- The exercise
Write the material out again in full, word for word. Do not include the pictures.
## Begin Data extract
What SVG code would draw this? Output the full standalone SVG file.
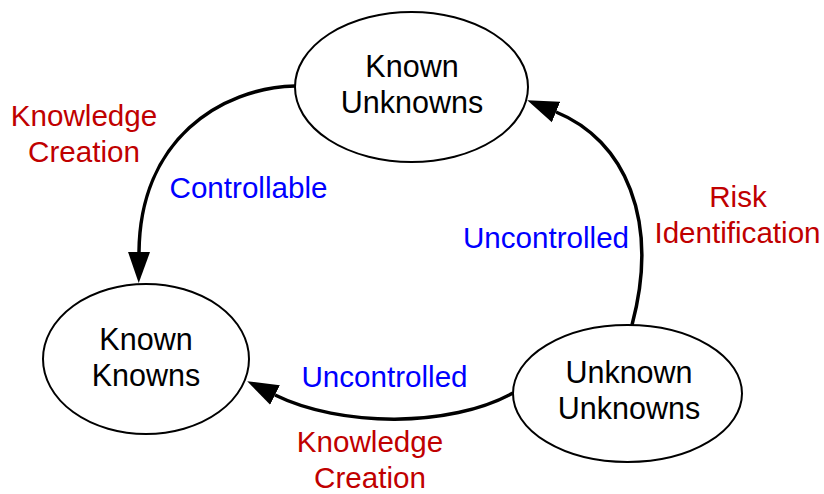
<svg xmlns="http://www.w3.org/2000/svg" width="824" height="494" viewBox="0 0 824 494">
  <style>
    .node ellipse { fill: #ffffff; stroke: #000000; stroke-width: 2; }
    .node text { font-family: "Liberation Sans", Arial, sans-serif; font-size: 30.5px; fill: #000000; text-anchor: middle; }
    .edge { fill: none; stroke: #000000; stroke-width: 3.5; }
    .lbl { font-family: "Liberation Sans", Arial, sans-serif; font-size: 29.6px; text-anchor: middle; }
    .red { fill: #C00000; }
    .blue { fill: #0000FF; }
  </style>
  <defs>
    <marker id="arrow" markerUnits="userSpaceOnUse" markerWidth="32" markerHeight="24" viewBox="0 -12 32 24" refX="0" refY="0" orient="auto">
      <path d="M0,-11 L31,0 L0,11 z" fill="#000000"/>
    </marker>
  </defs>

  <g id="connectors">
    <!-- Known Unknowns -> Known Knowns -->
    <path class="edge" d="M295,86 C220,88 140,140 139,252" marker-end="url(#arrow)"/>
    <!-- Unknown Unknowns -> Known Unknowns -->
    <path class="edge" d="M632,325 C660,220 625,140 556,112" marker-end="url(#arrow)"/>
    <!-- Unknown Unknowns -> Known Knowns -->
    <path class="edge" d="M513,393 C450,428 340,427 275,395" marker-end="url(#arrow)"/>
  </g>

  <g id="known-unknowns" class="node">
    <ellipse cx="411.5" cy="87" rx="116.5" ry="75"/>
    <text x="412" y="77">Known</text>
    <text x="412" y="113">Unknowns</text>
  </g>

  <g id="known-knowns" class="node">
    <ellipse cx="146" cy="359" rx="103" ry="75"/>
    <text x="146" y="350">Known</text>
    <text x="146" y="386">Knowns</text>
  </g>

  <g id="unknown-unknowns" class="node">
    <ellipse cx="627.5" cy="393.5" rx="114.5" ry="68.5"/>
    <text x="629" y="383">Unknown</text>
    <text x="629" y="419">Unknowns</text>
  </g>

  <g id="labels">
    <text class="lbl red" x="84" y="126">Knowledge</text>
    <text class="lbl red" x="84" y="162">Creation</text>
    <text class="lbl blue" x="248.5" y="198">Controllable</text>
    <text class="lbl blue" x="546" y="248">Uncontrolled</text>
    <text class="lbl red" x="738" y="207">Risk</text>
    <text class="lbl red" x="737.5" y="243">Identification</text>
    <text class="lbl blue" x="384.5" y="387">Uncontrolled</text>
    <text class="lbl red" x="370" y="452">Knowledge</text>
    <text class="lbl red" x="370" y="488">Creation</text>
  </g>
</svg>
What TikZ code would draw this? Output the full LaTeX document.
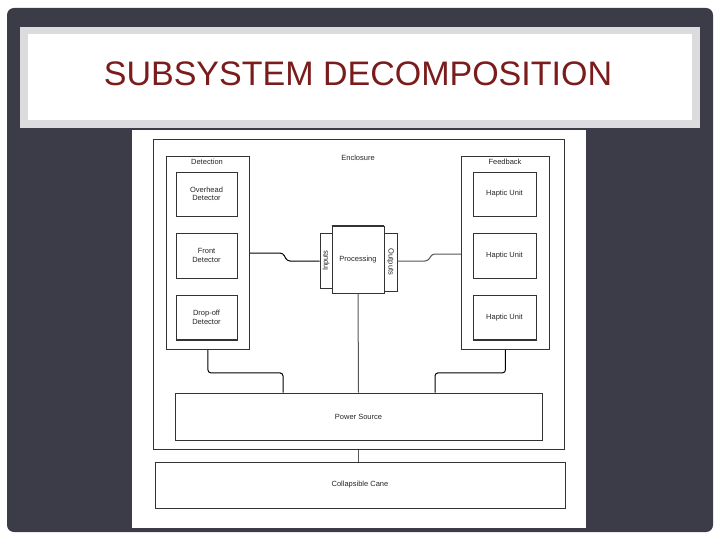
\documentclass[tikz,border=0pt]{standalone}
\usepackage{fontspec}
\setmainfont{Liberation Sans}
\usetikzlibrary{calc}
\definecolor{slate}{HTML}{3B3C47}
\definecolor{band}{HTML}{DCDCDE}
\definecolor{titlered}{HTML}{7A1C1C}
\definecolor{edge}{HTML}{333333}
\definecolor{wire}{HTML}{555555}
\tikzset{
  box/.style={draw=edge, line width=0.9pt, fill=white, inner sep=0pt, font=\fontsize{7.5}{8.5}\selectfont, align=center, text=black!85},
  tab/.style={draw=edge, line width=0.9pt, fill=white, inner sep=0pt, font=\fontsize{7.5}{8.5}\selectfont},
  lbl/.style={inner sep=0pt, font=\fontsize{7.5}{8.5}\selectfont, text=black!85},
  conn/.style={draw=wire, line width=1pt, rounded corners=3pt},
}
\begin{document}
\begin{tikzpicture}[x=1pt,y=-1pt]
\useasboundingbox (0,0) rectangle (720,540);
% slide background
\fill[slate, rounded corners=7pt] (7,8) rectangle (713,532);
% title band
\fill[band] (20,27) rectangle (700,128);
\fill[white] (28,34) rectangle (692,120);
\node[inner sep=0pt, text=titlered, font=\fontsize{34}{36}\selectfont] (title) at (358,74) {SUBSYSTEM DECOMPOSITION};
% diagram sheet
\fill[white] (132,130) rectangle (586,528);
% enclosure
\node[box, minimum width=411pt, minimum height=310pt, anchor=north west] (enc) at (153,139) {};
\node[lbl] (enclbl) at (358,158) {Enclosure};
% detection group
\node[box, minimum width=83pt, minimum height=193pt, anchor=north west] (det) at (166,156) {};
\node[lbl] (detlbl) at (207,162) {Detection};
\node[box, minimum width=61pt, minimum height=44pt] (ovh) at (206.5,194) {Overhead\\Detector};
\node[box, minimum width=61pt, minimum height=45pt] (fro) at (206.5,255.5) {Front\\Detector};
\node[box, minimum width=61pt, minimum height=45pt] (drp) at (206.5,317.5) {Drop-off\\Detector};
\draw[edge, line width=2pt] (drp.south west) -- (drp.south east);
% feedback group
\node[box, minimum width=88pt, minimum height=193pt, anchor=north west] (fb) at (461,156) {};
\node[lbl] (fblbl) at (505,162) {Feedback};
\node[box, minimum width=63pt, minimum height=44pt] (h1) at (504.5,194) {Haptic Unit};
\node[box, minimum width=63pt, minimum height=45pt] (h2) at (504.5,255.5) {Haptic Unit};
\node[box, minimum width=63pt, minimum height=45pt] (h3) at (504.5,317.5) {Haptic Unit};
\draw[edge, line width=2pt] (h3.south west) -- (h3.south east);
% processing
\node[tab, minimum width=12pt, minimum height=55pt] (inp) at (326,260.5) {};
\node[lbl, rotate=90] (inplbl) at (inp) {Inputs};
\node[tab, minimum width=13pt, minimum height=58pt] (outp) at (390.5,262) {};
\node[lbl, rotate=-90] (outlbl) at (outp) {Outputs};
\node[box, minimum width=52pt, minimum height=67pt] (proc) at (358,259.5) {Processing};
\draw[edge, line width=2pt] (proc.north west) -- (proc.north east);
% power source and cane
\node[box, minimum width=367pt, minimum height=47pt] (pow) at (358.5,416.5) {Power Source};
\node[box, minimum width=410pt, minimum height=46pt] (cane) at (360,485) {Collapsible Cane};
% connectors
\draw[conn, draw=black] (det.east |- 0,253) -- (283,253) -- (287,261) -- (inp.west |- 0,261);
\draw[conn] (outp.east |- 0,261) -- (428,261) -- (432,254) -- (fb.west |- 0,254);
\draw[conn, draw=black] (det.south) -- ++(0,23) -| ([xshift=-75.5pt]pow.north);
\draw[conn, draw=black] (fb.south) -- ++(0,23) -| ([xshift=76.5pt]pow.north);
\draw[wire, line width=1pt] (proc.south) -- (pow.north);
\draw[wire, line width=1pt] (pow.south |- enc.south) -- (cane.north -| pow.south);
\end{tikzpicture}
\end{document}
## End Data extract
- Answer to this task
What SVG code would draw this? Output the full standalone SVG file.
<svg xmlns="http://www.w3.org/2000/svg" width="824" height="494" viewBox="0 0 824 494">
  <style>
    .node ellipse { fill: #ffffff; stroke: #000000; stroke-width: 2; }
    .node text { font-family: "Liberation Sans", Arial, sans-serif; font-size: 30.5px; fill: #000000; text-anchor: middle; }
    .edge { fill: none; stroke: #000000; stroke-width: 3.5; }
    .lbl { font-family: "Liberation Sans", Arial, sans-serif; font-size: 29.6px; text-anchor: middle; }
    .red { fill: #C00000; }
    .blue { fill: #0000FF; }
  </style>
  <defs>
    <marker id="arrow" markerUnits="userSpaceOnUse" markerWidth="32" markerHeight="24" viewBox="0 -12 32 24" refX="0" refY="0" orient="auto">
      <path d="M0,-11 L31,0 L0,11 z" fill="#000000"/>
    </marker>
  </defs>

  <g id="connectors">
    <!-- Known Unknowns -> Known Knowns -->
    <path class="edge" d="M295,86 C220,88 140,140 139,252" marker-end="url(#arrow)"/>
    <!-- Unknown Unknowns -> Known Unknowns -->
    <path class="edge" d="M632,325 C660,220 625,140 556,112" marker-end="url(#arrow)"/>
    <!-- Unknown Unknowns -> Known Knowns -->
    <path class="edge" d="M513,393 C450,428 340,427 275,395" marker-end="url(#arrow)"/>
  </g>

  <g id="known-unknowns" class="node">
    <ellipse cx="411.5" cy="87" rx="116.5" ry="75"/>
    <text x="412" y="77">Known</text>
    <text x="412" y="113">Unknowns</text>
  </g>

  <g id="known-knowns" class="node">
    <ellipse cx="146" cy="359" rx="103" ry="75"/>
    <text x="146" y="350">Known</text>
    <text x="146" y="386">Knowns</text>
  </g>

  <g id="unknown-unknowns" class="node">
    <ellipse cx="627.5" cy="393.5" rx="114.5" ry="68.5"/>
    <text x="629" y="383">Unknown</text>
    <text x="629" y="419">Unknowns</text>
  </g>

  <g id="labels">
    <text class="lbl red" x="84" y="126">Knowledge</text>
    <text class="lbl red" x="84" y="162">Creation</text>
    <text class="lbl blue" x="248.5" y="198">Controllable</text>
    <text class="lbl blue" x="546" y="248">Uncontrolled</text>
    <text class="lbl red" x="738" y="207">Risk</text>
    <text class="lbl red" x="737.5" y="243">Identification</text>
    <text class="lbl blue" x="384.5" y="387">Uncontrolled</text>
    <text class="lbl red" x="370" y="452">Knowledge</text>
    <text class="lbl red" x="370" y="488">Creation</text>
  </g>
</svg>
What TikZ code would draw this? Output the full LaTeX document.
\documentclass[tikz,border=0pt]{standalone}
\usepackage{fontspec}
\setmainfont{Liberation Sans}
\usetikzlibrary{calc}
\definecolor{slate}{HTML}{3B3C47}
\definecolor{band}{HTML}{DCDCDE}
\definecolor{titlered}{HTML}{7A1C1C}
\definecolor{edge}{HTML}{333333}
\definecolor{wire}{HTML}{555555}
\tikzset{
  box/.style={draw=edge, line width=0.9pt, fill=white, inner sep=0pt, font=\fontsize{7.5}{8.5}\selectfont, align=center, text=black!85},
  tab/.style={draw=edge, line width=0.9pt, fill=white, inner sep=0pt, font=\fontsize{7.5}{8.5}\selectfont},
  lbl/.style={inner sep=0pt, font=\fontsize{7.5}{8.5}\selectfont, text=black!85},
  conn/.style={draw=wire, line width=1pt, rounded corners=3pt},
}
\begin{document}
\begin{tikzpicture}[x=1pt,y=-1pt]
\useasboundingbox (0,0) rectangle (720,540);
% slide background
\fill[slate, rounded corners=7pt] (7,8) rectangle (713,532);
% title band
\fill[band] (20,27) rectangle (700,128);
\fill[white] (28,34) rectangle (692,120);
\node[inner sep=0pt, text=titlered, font=\fontsize{34}{36}\selectfont] (title) at (358,74) {SUBSYSTEM DECOMPOSITION};
% diagram sheet
\fill[white] (132,130) rectangle (586,528);
% enclosure
\node[box, minimum width=411pt, minimum height=310pt, anchor=north west] (enc) at (153,139) {};
\node[lbl] (enclbl) at (358,158) {Enclosure};
% detection group
\node[box, minimum width=83pt, minimum height=193pt, anchor=north west] (det) at (166,156) {};
\node[lbl] (detlbl) at (207,162) {Detection};
\node[box, minimum width=61pt, minimum height=44pt] (ovh) at (206.5,194) {Overhead\\Detector};
\node[box, minimum width=61pt, minimum height=45pt] (fro) at (206.5,255.5) {Front\\Detector};
\node[box, minimum width=61pt, minimum height=45pt] (drp) at (206.5,317.5) {Drop-off\\Detector};
\draw[edge, line width=2pt] (drp.south west) -- (drp.south east);
% feedback group
\node[box, minimum width=88pt, minimum height=193pt, anchor=north west] (fb) at (461,156) {};
\node[lbl] (fblbl) at (505,162) {Feedback};
\node[box, minimum width=63pt, minimum height=44pt] (h1) at (504.5,194) {Haptic Unit};
\node[box, minimum width=63pt, minimum height=45pt] (h2) at (504.5,255.5) {Haptic Unit};
\node[box, minimum width=63pt, minimum height=45pt] (h3) at (504.5,317.5) {Haptic Unit};
\draw[edge, line width=2pt] (h3.south west) -- (h3.south east);
% processing
\node[tab, minimum width=12pt, minimum height=55pt] (inp) at (326,260.5) {};
\node[lbl, rotate=90] (inplbl) at (inp) {Inputs};
\node[tab, minimum width=13pt, minimum height=58pt] (outp) at (390.5,262) {};
\node[lbl, rotate=-90] (outlbl) at (outp) {Outputs};
\node[box, minimum width=52pt, minimum height=67pt] (proc) at (358,259.5) {Processing};
\draw[edge, line width=2pt] (proc.north west) -- (proc.north east);
% power source and cane
\node[box, minimum width=367pt, minimum height=47pt] (pow) at (358.5,416.5) {Power Source};
\node[box, minimum width=410pt, minimum height=46pt] (cane) at (360,485) {Collapsible Cane};
% connectors
\draw[conn, draw=black] (det.east |- 0,253) -- (283,253) -- (287,261) -- (inp.west |- 0,261);
\draw[conn] (outp.east |- 0,261) -- (428,261) -- (432,254) -- (fb.west |- 0,254);
\draw[conn, draw=black] (det.south) -- ++(0,23) -| ([xshift=-75.5pt]pow.north);
\draw[conn, draw=black] (fb.south) -- ++(0,23) -| ([xshift=76.5pt]pow.north);
\draw[wire, line width=1pt] (proc.south) -- (pow.north);
\draw[wire, line width=1pt] (pow.south |- enc.south) -- (cane.north -| pow.south);
\end{tikzpicture}
\end{document}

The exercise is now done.